Within the broader theme of memory, I wanted to focus specifically on visual memories. How and why are images reconstructed mentally, can I somehow show an interplay between an image that represents objective reality and an image that represents constructed memory (subjective interpretation).
Within the subset of memories that are visual (rather than of events, speech, music, scent etc) I wanted to look at either rooms, people, places or objects. I settled on places for this series. Specifically outdoor spaces I remember from childhood and haven't revisited since then.
I wanted to experience first hand how the memory and the real place conflict with each other and try to record it.
I chose a set of four locations reasonably near to each other mindful that I needed the landscapes to have different characteristics to each other.
To me, these places are characters in themselves and although they also reference significant events in my memory, I wanted to open the interpretation to a potential viewer of the piece and avoid making them too specific to my own experience. This is because my theme is about something that is universal to everyone—memory, and is not intended as an introspective.

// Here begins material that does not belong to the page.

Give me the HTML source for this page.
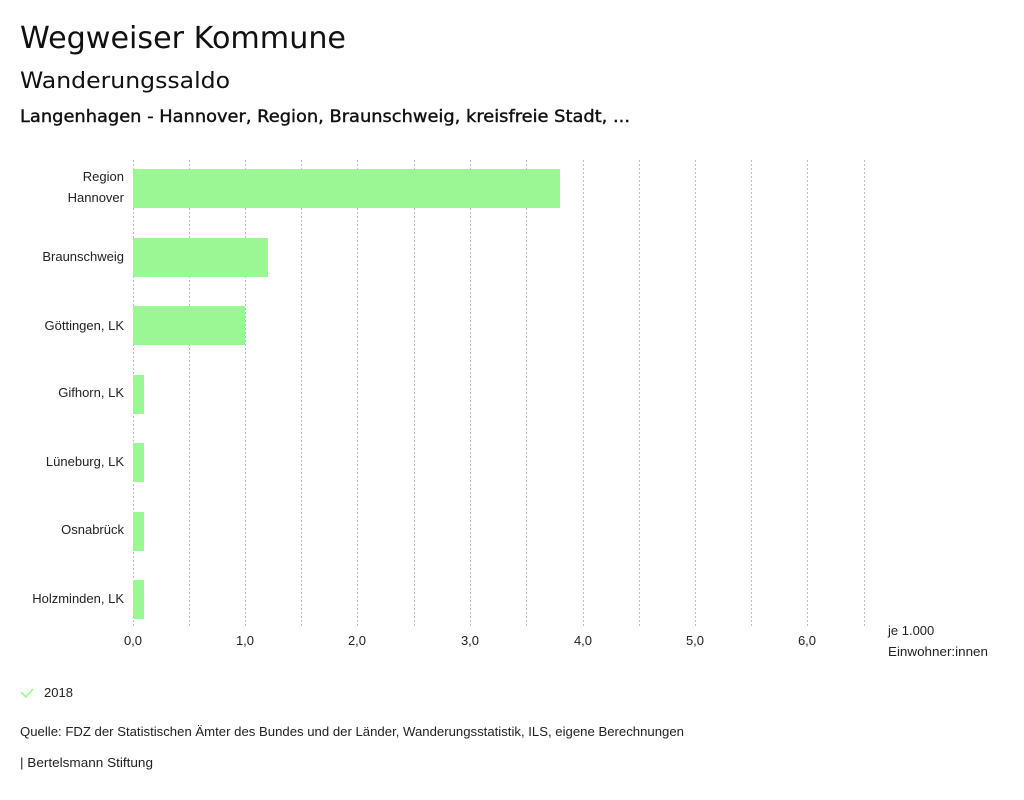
<!DOCTYPE html>
<html><head><meta charset="utf-8"><style>
body{margin:0;background:#fff;width:1024px;height:795px;overflow:hidden;font-family:"Liberation Sans",sans-serif;color:#111}
</style></head><body>
<svg width="1024" height="795" xmlns="http://www.w3.org/2000/svg" font-family="Liberation Sans, sans-serif">
<text x="20" y="48" font-size="30" fill="#111" font-family="DejaVu Sans, sans-serif" textLength="326" lengthAdjust="spacingAndGlyphs">Wegweiser Kommune</text>
<text x="20" y="88" font-size="22" fill="#111" font-family="DejaVu Sans, sans-serif" textLength="210" lengthAdjust="spacingAndGlyphs">Wanderungssaldo</text>
<text x="20" y="122" font-size="17" fill="#111" stroke="#111" stroke-width="0.4" font-family="DejaVu Sans, sans-serif" textLength="610" lengthAdjust="spacingAndGlyphs">Langenhagen - Hannover, Region, Braunschweig, kreisfreie Stadt, ...</text>
<g stroke="#bbb" stroke-width="1" stroke-dasharray="2,2">
<line x1="133.5" y1="160" x2="133.5" y2="628"/>
<line x1="189.5" y1="160" x2="189.5" y2="628"/>
<line x1="245.5" y1="160" x2="245.5" y2="628"/>
<line x1="301.5" y1="160" x2="301.5" y2="628"/>
<line x1="357.5" y1="160" x2="357.5" y2="628"/>
<line x1="414.5" y1="160" x2="414.5" y2="628"/>
<line x1="470.5" y1="160" x2="470.5" y2="628"/>
<line x1="526.5" y1="160" x2="526.5" y2="628"/>
<line x1="583.5" y1="160" x2="583.5" y2="628"/>
<line x1="639.5" y1="160" x2="639.5" y2="628"/>
<line x1="695.5" y1="160" x2="695.5" y2="628"/>
<line x1="751.5" y1="160" x2="751.5" y2="628"/>
<line x1="807.5" y1="160" x2="807.5" y2="628"/>
<line x1="864.5" y1="160" x2="864.5" y2="628"/>
</g>
<g fill="#9bf794">
<rect x="133" y="169" width="427" height="39"/>
<rect x="133" y="238" width="135" height="39"/>
<rect x="133" y="306" width="112" height="39"/>
<rect x="133" y="375" width="11" height="39"/>
<rect x="133" y="443" width="11" height="39"/>
<rect x="133" y="512" width="11" height="39"/>
<rect x="133" y="580" width="11" height="39"/>
</g>
<g font-size="13" fill="#222" text-anchor="end">
<text x="124" y="181">Region</text>
<text x="124" y="202">Hannover</text>
<text x="124" y="261">Braunschweig</text>
<text x="124" y="330">Göttingen, LK</text>
<text x="124" y="397">Gifhorn, LK</text>
<text x="124" y="466">Lüneburg, LK</text>
<text x="124" y="534">Osnabrück</text>
<text x="124" y="603">Holzminden, LK</text>
</g>
<g font-size="13" fill="#222" text-anchor="middle">
<text x="133" y="645">0,0</text>
<text x="245" y="645">1,0</text>
<text x="357" y="645">2,0</text>
<text x="470" y="645">3,0</text>
<text x="583" y="645">4,0</text>
<text x="695" y="645">5,0</text>
<text x="807" y="645">6,0</text>
</g>
<text x="888" y="635" font-size="13" fill="#222">je 1.000</text>
<text x="888" y="656" font-size="13" fill="#222" textLength="100" lengthAdjust="spacingAndGlyphs">Einwohner:innen</text>
<path d="M21 692 L26 697 L33 689" stroke="#9bf794" stroke-width="1.6" fill="none"/>
<text x="44" y="697" font-size="13" fill="#222">2018</text>
<text x="20" y="736" font-size="13" fill="#222" textLength="664" lengthAdjust="spacingAndGlyphs">Quelle: FDZ der Statistischen Ämter des Bundes und der Länder, Wanderungsstatistik, ILS, eigene Berechnungen</text>
<text x="20" y="767" font-size="13" fill="#222" textLength="133" lengthAdjust="spacingAndGlyphs">| Bertelsmann Stiftung</text>
</svg>
</body></html>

Because of this I decided not to try to include objects or markers or otherwise attempt to recreate things that are significant only to me, but to invite a wider interpretation of the final images by a potential viewer.
I put some thought into how to proceed with my shoot in terms on the sequence of locations. The ideal scenario would to have been to have a day to scout the locations and then to return to shoot each of the four locations at the ideal time of day and weather condition for desired lighting. Perhaps on four separate days.
The reality revolved around the need to shoot on the same day for logistical reasons and without scouting in advance. Considering I had purposely chosen locations I had not revisited in several decades I was aware this could prove to be a realtime demonstration of unreliable memory. I was sure, however that I was familiar enough with the area to be flexible on locations if the need were to arise.
I used an App called TPE 3D to work out sun angles and timing. It proved to be a valuable tool and worth the £10.99 cost.
Arriving before first light on an unscouted location I hadn't seen in decades wasn't without its challenges, but suffice to say I shot four locations within the allocated time.
I was able to use my phone to make quick panoramic test shots before setting up the camera and tripod. This helped me to compose the scene in my head even though I couldn't see the five image panorama in one go through the viewfinder.
All the planning and forethought paid off—I didn't follow everything exactly but the advance work I'd done helped a great deal in better decision making in the field.
The shoot revealed many constraints and considerations that affected my future choices with respect to materials. I soon discovered that bringing physical photo sculptures back to the locations produced too many technical hurdles to be practical within the scope of this project.
For example, there would be a great deal of design, construction and assistance needed to successfully shoot them in the scenery while suspended exactly and consistently in space.
Revisiting locations with the corresponding 3D objects is still an idea I'd like to explore, but on this occasion I returned to London having decided that the best course of action would be to construct the physical photo sculptures as planned, but return them to the scenes by photographing them digitally and compositing them digitally into the original shots.
I felt that I could achieve the desired images this way without compromising the integrity of the theme, or eroding the meaning of the images.